Pensemos en los pobres, en los marginados, en los excluidos, los enfermos, y, a
partir de ellos, en todos los seres humanos, hombres y mujeres, pequeños y
grandes. Es mucho, muchísimo el trabajo que hay que realizar en ellos para
hacerles llegar la felicidad de Dios, la salvación de Dios, la gracia, el amor
de Dios. Jesús lo expresa con estas palabras: "La cosecha es mucha y los trabajadores pocos”. Para evangelizar a
todo este mundo, son pocos los misioneros y son pocos sus recursos. En nuestras
ciudades y pueblos, en nuestras diócesis y parroquias: son pocos los sacerdotes y las religiosas,
son pocas y pocos nuestros catequistas (de niños, jóvenes y adultos), tenemos
pocos o más bien nada, de trabajadores apostólicos en los diversos ambientes:
en el mundo del trabajo, en las maquiladoras, en el ambiente rural, en los
movimientos feministas, en el campo de los derechos humanos, en los medios
intelectuales, en la pastoral familiar, etc., etc. A nosotros nos toca trabajar
para suscitar a todos estos agentes en nuestras iglesias, pero en el origen,
está el llamado del Padre. Jesucristo nos enseña a pedirle a él que envíe
operarios a su mies. Hemos de sentirnos indigentes ante la problemática tan
diversa que presentan nuestras sociedades: la pobreza, la ignorancia, la
violencia, el materialismo, el consumismo, egoísmo, los odios, rencores, la
desintegración personal, familiar, social. Hemos de sentirnos necesitados de su
salvación. Entremos en el corazón de Jesús que no hace las cosas como un
funcionario sino que sintió como muy propia la necesidad que tiene nuestra
gente de ser enseñada, salvada, evangelizada, convertida. ¿Lo sentimos así los
sacerdotes? ¿Lo sienten así nuestros laicos?
¿A
qué nos envía Jesús, a conquistar el mundo? Claro que no. No nos proporciona
armas, ni poder político o económico. Vamos despojados, sólo en su nombre y con
su santo Espíritu, penetrados de su espiritualidad de Enviado del Padre. Si
somos misioneros de la gratuidad del Padre, hemos de vivirla. Somos enviados a
llevar la buena noticia de que el reino de Dios está cerca. Dos veces se
menciona en este breve pasaje; y dos veces lo escuchamos en el evangelio del
domingo pasado. Habría que puntualizar, porque luego se nos olvida y nos vamos
por otro lado, que éste es el punto central de nuestra misión, de todos los
católicos: el reino de Dios. No es nuestra religiosidad, no son nuestros rezos
o nuestro culto el que llevamos por delante. No. Lo que llevamos a este mundo,
es el proyecto de Dios de una humanidad donde reine su amor, su paz, su
justicia, su misericordia.
Con
frecuencia comprobamos que Jesucristo nos envía como corderos en medio de
lobos. El crimen organizado ha asesinado recientemente a dos sacerdotes muy
cercanos a nosotros. Él mismo fue ejecutado en la cruz. Estaba desarmado, ni
los ángeles vinieron en su defensa. Ha habido épocas, en estos dos mil años de
su historia, en que nuestra Iglesia se ha mostrado poderosa, en recursos y
armamento. Nos hemos tomado la facultad de ser jueces, dominadores, ejecutores.

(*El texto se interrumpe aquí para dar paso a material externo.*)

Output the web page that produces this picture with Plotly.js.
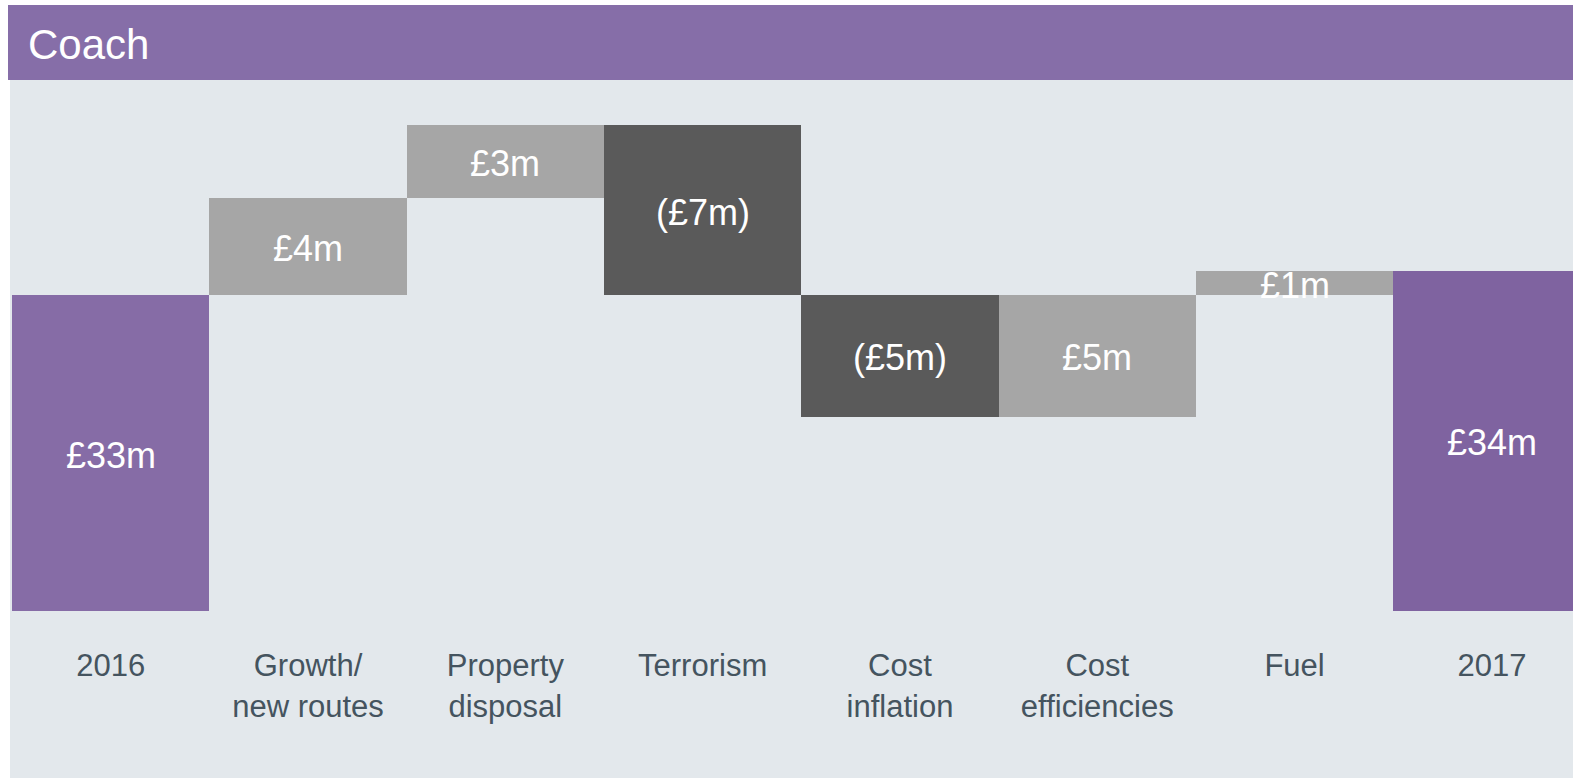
<!DOCTYPE html>
<html><head><meta charset="utf-8">
<script src="https://cdn.plot.ly/plotly-3.0.1.min.js"></script>
<style>html,body{margin:0;padding:0;background:#fff;overflow:hidden}</style>
</head><body><div id="chart" style="width:1573px;height:781px"></div>
<script>
// ---- data ----
const categories = ["2016", "Growth/<br>new routes", "Property<br>disposal", "Terrorism", "Cost<br>inflation", "Cost<br>efficiencies", "Fuel", "2017"];
const measures = ["absolute", "relative", "relative", "relative", "relative", "relative", "relative", "total"];
const values = [33, 4, 3, -7, -5, 5, 1, 34];
const barLabels = ["£33m", "£4m", "£3m", "(£7m)", "(£5m)", "£5m", "£1m", "£34m"];
const chartTitle = "Coach";

// ---- style ----
const COLORS = {absolute: "#866ca6", total: "#7f63a0", increase: "#a6a6a6", decrease: "#5a5a5a"};
const FONT = "Liberation Sans, Arial, Helvetica, sans-serif";
const W = 1573, H = 781;
const M = {l: 12, r: 0, t: 102, b: 170};
const yRange = [20, 40.95];
const xRange = [-0.5, 7.411];

// ---- build floating bars ----
const xs = [], bases = [], heights = [], colors = [], mids = [];
let running = 0;
values.forEach((v, i) => {
  let b, h;
  if (measures[i] === "absolute") { b = 0; h = v; running = v; }
  else if (measures[i] === "total") { b = 0; h = v; running = v; }
  else { b = running; h = v; running += v; }
  xs.push(i); bases.push(b); heights.push(h);
  colors.push(measures[i] === "relative" ? (v >= 0 ? COLORS.increase : COLORS.decrease) : COLORS[measures[i]]);
  const lo = Math.max(Math.min(b, b + h), yRange[0]);
  const hi = Math.max(b, b + h);
  mids.push((lo + hi) / 2);
});

const trace = {
  type: "bar", x: xs, y: heights, base: bases,
  marker: {color: colors, line: {width: 0}},
  hoverinfo: "skip", showlegend: false
};

const plotW = W - M.l - M.r, plotH = H - M.t - M.b;
const px = p => (p - M.l) / plotW;
const py = p => (H - M.b - p) / plotH;

const annotations = barLabels.map((t, i) => ({
  x: xs[i], y: mids[i], xref: "x", yref: "y", text: t, showarrow: false,
  xanchor: "center", yanchor: "middle", yshift: -2,
  font: {family: FONT, size: 36, color: "#ffffff"}
}));

const shapes = [
  {type: "rect", xref: "paper", yref: "paper", x0: px(10), x1: px(W + 5), y0: py(778), y1: py(80),
   fillcolor: "#e3e8ec", line: {width: 0}, layer: "below"},
  {type: "rect", xref: "paper", yref: "paper", x0: px(8), x1: px(W + 5), y0: py(80), y1: py(5),
   fillcolor: "#866ea8", line: {width: 0}, layer: "below"}
];

const layout = {
  width: W, height: H, autosize: false,
  margin: M,
  paper_bgcolor: "#ffffff", plot_bgcolor: "rgba(0,0,0,0)",
  title: {text: chartTitle, xref: "container", yref: "container", x: 28 / W, y: 1 - 44 / H,
          xanchor: "left", yanchor: "middle", font: {family: FONT, size: 42, color: "#ffffff"}},
  bargap: 0,
  xaxis: {range: xRange, tickmode: "array", tickvals: xs, ticktext: categories,
          showgrid: false, zeroline: false, showline: false,
          ticks: "outside", ticklen: 27, tickcolor: "rgba(0,0,0,0)",
          tickfont: {family: FONT, size: 31, color: "#45545f"}, fixedrange: true},
  yaxis: {range: yRange, visible: false, showgrid: false, zeroline: false, fixedrange: true},
  shapes: shapes,
  annotations: annotations,
  font: {family: FONT}
};

Plotly.newPlot("chart", [trace], layout, {displayModeBar: false, staticPlot: true});
</script></body></html>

Pero la Iglesia de Jesucristo no es ésa. La de Jesús es una Iglesia pobre y
despojada. En una Iglesia así resplandece con más nitidez la buena noticia en
persona que es Jesucristo.
Y
no dejemos de lado el final de este pasaje evangélico: la amargura, la
frustración no son propias del verdadero discípulo: "Los setenta y dos discípulos regresaron llenos de alegría”. Pobres
pero contentos son los discípulos enviados, desposeídos pero llenos de alegría.
Nosotros constatamos a cada momento que Jesucristo, como lo prometió Dios por
medio de Isaías (primera lectura), está siendo la felicidad de las personas a
partir de su espiritualidad, y qué decir de que nuestros nombres y de toda
nuestra gente están escritos en el cielo.